Levelling up, the flagship Conservative promise, is a case in point. Too often, it has been framed in terms of city-centre regeneration, transport schemes and high-profile infrastructure projects that ministers can point to on the evening news. Rural Britain barely features in the conversation, despite being central to the food we eat, the energy we consume and the communities that bind the country together. That gap is more than policy neglect. It is an opening for Reform to present itself as the only party that speaks plainly for the countryside.

Rural needs are distinct, and they cannot be treated as an afterthought. Farmers are still waiting for clarity on subsidy reforms. Villages face spiralling housing costs that push out young families. Broadband and mobile coverage remain patchy, leaving rural firms struggling to compete in a digital economy. Buses, GPs and schools are thinning out, fuelling a sense that services are being stripped away while taxes keep rising. Each frustration may seem small in Westminster, but taken together they feed a sense of invisibility and it is into that vacuum that Reform has stepped.

The Conservatives must remember that while rural voters value tradition, they also expect competence. Farming families do not demand handouts, but they do expect clear rules and fair treatment. Parents do not ask for special favours, but they want their children to have the same chance to thrive as those in cities. Pensioners do not dream of grand projects, but they do need a bus service that actually arrives. Meeting those expectations is not about big spending, but about proving the Party still understands rural life.

The risk for the Conservatives is assuming that rural voters “have nowhere else to go.” That assumption no longer holds.
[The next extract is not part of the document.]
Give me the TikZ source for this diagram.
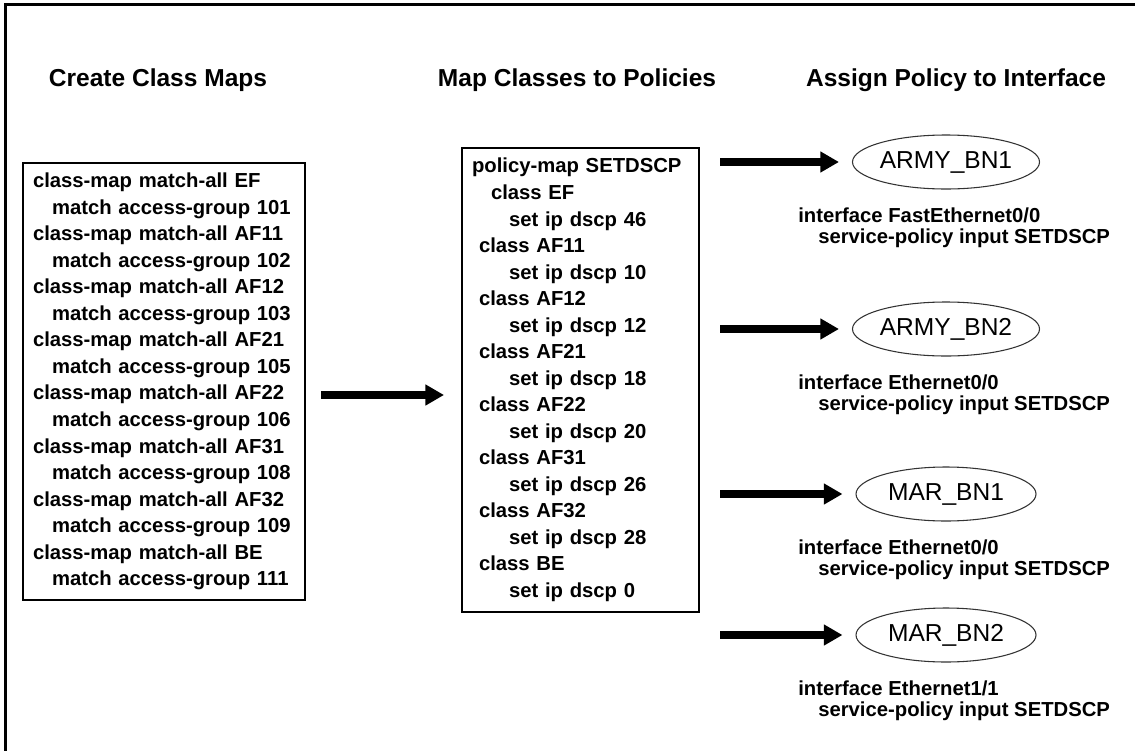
\documentclass[tikz,border=0pt]{standalone}
\usepackage{fontspec}
\setmainfont{Liberation Sans}
\usetikzlibrary{arrows.meta,shapes.geometric,calc}

\tikzset{
  headtext/.style={font=\bfseries\fontsize{18.4}{22}\selectfont, inner sep=0pt},
  listbox/.style={draw, line width=1.5pt, align=left, inner xsep=7.5pt, inner ysep=0pt,
    font=\bfseries\fontsize{15.2}{19.9}\selectfont},
  site/.style={ellipse, draw=black!80, line width=0.8pt, minimum width=135pt,
    minimum height=40.5pt, inner sep=0pt, font=\fontsize{18.4}{22}\selectfont},
  iftext/.style={font=\bfseries\fontsize{15.2}{19}\selectfont, anchor=base west, inner sep=0pt},
  bigarrow/.style={line width=5.5pt, -{Triangle[length=14pt,width=15pt]}}
}

\begin{document}
\begin{tikzpicture}[x=0.75pt,y=-0.75pt]
        \useasboundingbox (0,0) rectangle (1135,750);
        \clip (0,0) rectangle (1135,750);

        % Outer frame (runs off at right and bottom)
        \draw [line width=2.25pt] (5.5,4) rectangle (1150,765);%

        % Column headings
        \node [headtext, anchor=base] (headclass) at (158,86) {Create Class Maps};%
        \node [headtext, anchor=base] (headpolicy) at (577,86) {Map Classes to Policies};%
        \node [headtext, anchor=base] (headassign) at (956,86) {Assign Policy to Interface};%

        % Class maps
        \node [listbox, minimum width=211.5pt, minimum height=327.75pt, text width=196.5pt] (classbox) at (164,381.5) {%
          class-map match-all EF\\
          \hspace*{14.25pt}match access-group 101\\
          class-map match-all AF11\\
          \hspace*{14.25pt}match access-group 102\\
          class-map match-all AF12\\
          \hspace*{14.25pt}match access-group 103\\
          class-map match-all AF21\\
          \hspace*{14.25pt}match access-group 105\\
          class-map match-all AF22\\
          \hspace*{14.25pt}match access-group 106\\
          class-map match-all AF31\\
          \hspace*{14.25pt}match access-group 108\\
          class-map match-all AF32\\
          \hspace*{14.25pt}match access-group 109\\
          class-map match-all BE\\
          \hspace*{14.25pt}match access-group 111};%

        % Policy map
        \node [listbox, minimum width=177.75pt, minimum height=348pt, text width=162.75pt] (policybox) at (580.5,380) {%
          policy-map SETDSCP\\
          \hspace*{14.25pt}class EF\\
          \hspace*{27.75pt}set ip dscp 46\\
          \hspace*{5.25pt}class AF11\\
          \hspace*{27.75pt}set ip dscp 10\\
          \hspace*{5.25pt}class AF12\\
          \hspace*{27.75pt}set ip dscp 12\\
          \hspace*{5.25pt}class AF21\\
          \hspace*{27.75pt}set ip dscp 18\\
          \hspace*{5.25pt}class AF22\\
          \hspace*{27.75pt}set ip dscp 20\\
          \hspace*{5.25pt}class AF31\\
          \hspace*{27.75pt}set ip dscp 26\\
          \hspace*{5.25pt}class AF32\\
          \hspace*{27.75pt}set ip dscp 28\\
          \hspace*{5.25pt}class BE\\
          \hspace*{27.75pt}set ip dscp 0};%

        % Class maps into policy map
        \coordinate (feed) at ($(classbox.east)+(0,13.5)$);%
        \draw [bigarrow, shorten <=11.25pt, shorten >=12.75pt] (feed) -- (feed -| policybox.west);%

        % Interface ARMY_BN1
        \node [site] (army1) at (946,162) {ARMY\_BN1};%
        \draw [bigarrow, shorten <=15pt, shorten >=9.75pt] (policybox.east |- army1) -- (army1.west);%
        \node [iftext] (army1if) at (798,222) {interface FastEthernet0/0};%
        \node [iftext] (army1sp) at (818,243) {service-policy input SETDSCP};%

        % Interface ARMY_BN2
        \node [site] (army2) at (946,329) {ARMY\_BN2};%
        \draw [bigarrow, shorten <=15pt, shorten >=9.75pt] (policybox.east |- army2) -- (army2.west);%
        \node [iftext] (army2if) at (798,389) {interface Ethernet0/0};%
        \node [iftext] (army2sp) at (818,410) {service-policy input SETDSCP};%

        % Interface MAR_BN1
        \node [site] (mar1) at (946,494) {MAR\_BN1};%
        \draw [bigarrow, shorten <=15pt, shorten >=9.75pt] (policybox.east |- mar1) -- (mar1.west);%
        \node [iftext] (mar1if) at (798,554) {interface Ethernet0/0};%
        \node [iftext] (mar1sp) at (818,575) {service-policy input SETDSCP};%

        % Interface MAR_BN2
        \node [site] (mar2) at (946,635) {MAR\_BN2};%
        \draw [bigarrow, shorten <=15pt, shorten >=9.75pt] (policybox.east |- mar2) -- (mar2.west);%
        \node [iftext] (mar2if) at (798,695) {interface Ethernet1/1};%
        \node [iftext] (mar2sp) at (818,716) {service-policy input SETDSCP};%
    \end{tikzpicture}
\end{document}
Reform has found fertile ground precisely because it tells countryside voters what they already feel: that the establishment takes them for granted. Lib Dem candidates, too, are beginning to win trust by speaking directly to local concerns. The message is clear – if the Conservatives want to keep Reform at bay, they must give people a reason to stay loyal.
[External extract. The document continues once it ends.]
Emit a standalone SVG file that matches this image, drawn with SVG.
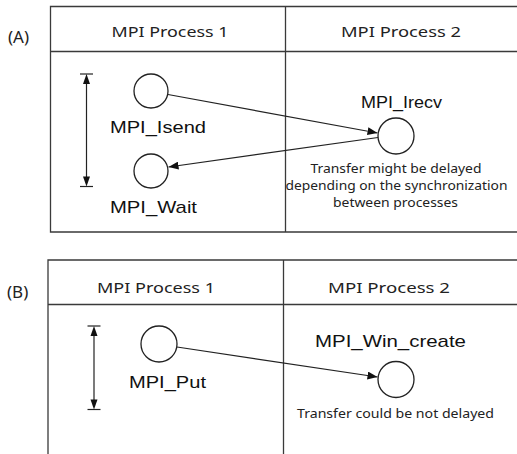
<svg xmlns="http://www.w3.org/2000/svg" width="517" height="454" viewBox="0 0 517 454">
<defs>
<style>
.frame{fill:none;stroke:#3a3a3a;stroke-width:1.3}
.node{fill:#fff;stroke:#222;stroke-width:1.3}
.conn{fill:none;stroke:#222;stroke-width:1.2}
.head{fill:#111;stroke:none}
.hdr{font-family:"Noto Sans","Open Sans",sans-serif;font-size:14.5px;fill:#222;text-anchor:middle}
.lbl{font-family:"Liberation Sans",Arial,sans-serif;font-size:17px;fill:#111}
.cap{font-family:"Noto Sans","Open Sans",sans-serif;font-size:12.5px;fill:#222;text-anchor:middle}
.tag{font-family:"Noto Sans","Open Sans",sans-serif;font-size:17px;fill:#222}
</style>
<marker id="ah" viewBox="0 0 10 8" refX="10" refY="4" markerWidth="10" markerHeight="8" markerUnits="userSpaceOnUse" orient="auto">
<path d="M0,0 L10,4 L0,8 Z" fill="#111"/>
</marker>
</defs>

<g id="panelA">
<path class="frame" d="M517,6.5 H50.5 V232 H517 M50.5,51.5 H517 M285.5,6.5 V232"/>
<text class="tag" x="8" y="43">(A)</text>
<text class="hdr" x="170" y="37" textLength="117" lengthAdjust="spacingAndGlyphs">MPI Process 1</text>
<text class="hdr" x="401" y="37" textLength="120" lengthAdjust="spacingAndGlyphs">MPI Process 2</text>
</g>

<g id="panelB">
<path class="frame" d="M517,260 H48 V454 M48,304.5 H517 M283.5,260 V454"/>
<text class="tag" x="7" y="298">(B)</text>
<text class="hdr" x="156" y="293" textLength="118" lengthAdjust="spacingAndGlyphs">MPI Process 1</text>
<text class="hdr" x="389" y="293" textLength="122" lengthAdjust="spacingAndGlyphs">MPI Process 2</text>
</g>

<g id="dimA">
<line class="conn" x1="80" y1="74" x2="93" y2="74"/>
<line class="conn" x1="80" y1="186.5" x2="93" y2="186.5"/>
<line class="conn" x1="86.5" y1="80" x2="86.5" y2="180"/>
<polygon class="head" points="86.5,74 83,84 90,84"/>
<polygon class="head" points="86.5,186.5 83,176.5 90,176.5"/>
</g>

<g id="dimB">
<line class="conn" x1="87.5" y1="326" x2="100.5" y2="326"/>
<line class="conn" x1="87.5" y1="409.5" x2="100.5" y2="409.5"/>
<line class="conn" x1="94" y1="332" x2="94" y2="403"/>
<polygon class="head" points="94,326 90.5,336 97.5,336"/>
<polygon class="head" points="94,409.5 90.5,399.5 97.5,399.5"/>
</g>

<g id="n-isend">
<circle class="node" cx="151" cy="91" r="17"/>
<text class="lbl" x="110" y="133" textLength="96" lengthAdjust="spacingAndGlyphs">MPI_Isend</text>
</g>
<g id="n-wait">
<circle class="node" cx="151" cy="171" r="17"/>
<text class="lbl" x="110" y="213" textLength="87" lengthAdjust="spacingAndGlyphs">MPI_Wait</text>
</g>
<g id="n-irecv">
<circle class="node" cx="396" cy="136" r="18"/>
<text class="lbl" x="361" y="108" textLength="81" lengthAdjust="spacingAndGlyphs">MPI_Irecv</text>
<text class="cap" x="396" y="173" textLength="171" lengthAdjust="spacingAndGlyphs">Transfer might be delayed</text>
<text class="cap" x="396.5" y="190" textLength="222" lengthAdjust="spacingAndGlyphs">depending on the synchronization</text>
<text class="cap" x="395.5" y="207" textLength="125" lengthAdjust="spacingAndGlyphs">between processes</text>
</g>
<g id="n-put">
<circle class="node" cx="159" cy="344" r="18"/>
<text class="lbl" x="129" y="388" textLength="77" lengthAdjust="spacingAndGlyphs">MPI_Put</text>
</g>
<g id="n-wincreate">
<circle class="node" cx="396" cy="379.5" r="18"/>
<text class="lbl" x="315" y="347" textLength="151" lengthAdjust="spacingAndGlyphs">MPI_Win_create</text>
<text class="cap" x="395.5" y="418" textLength="197" lengthAdjust="spacingAndGlyphs">Transfer could be not delayed</text>
</g>

<g id="connectors">
<line class="conn" x1="168" y1="94.5" x2="377.5" y2="133" marker-end="url(#ah)"/>
<line class="conn" x1="378" y1="137.5" x2="168.5" y2="167" marker-end="url(#ah)"/>
<line class="conn" x1="177" y1="347" x2="377.5" y2="377" marker-end="url(#ah)"/>
</g>
</svg>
At its heart, conservatism is about responsibility, stability and community. No part of Britain embodies those values more than the countryside. Farmers are stewards of the land, safeguarding it for future generations. Village life, often caricatured as old-fashioned, in fact, represents some of the strongest civic bonds in the nation. Food, energy and environmental stewardship all flow from rural areas into the prosperity of the country as a whole. Conservatives should be championing these contributions as proof of what their philosophy means in practice.

Levelling up must be redefined so that it resonates at the end of a farm track as much as it does in a city square. That means visible improvements to rural infrastructure, clarity in farm policy, fair treatment in housing and planning, and recognition that food security is as strategic as energy or defence.

It is not charity to deliver these things. It is political common sense.

Reform’s appeal may be sharpest on immigration, but its foothold in the countryside comes from something deeper: the feeling of neglect. If Conservatives want to keep Reform at bay, they cannot only debate borders. They must prove, with deeds not words, that rural Britain still matters.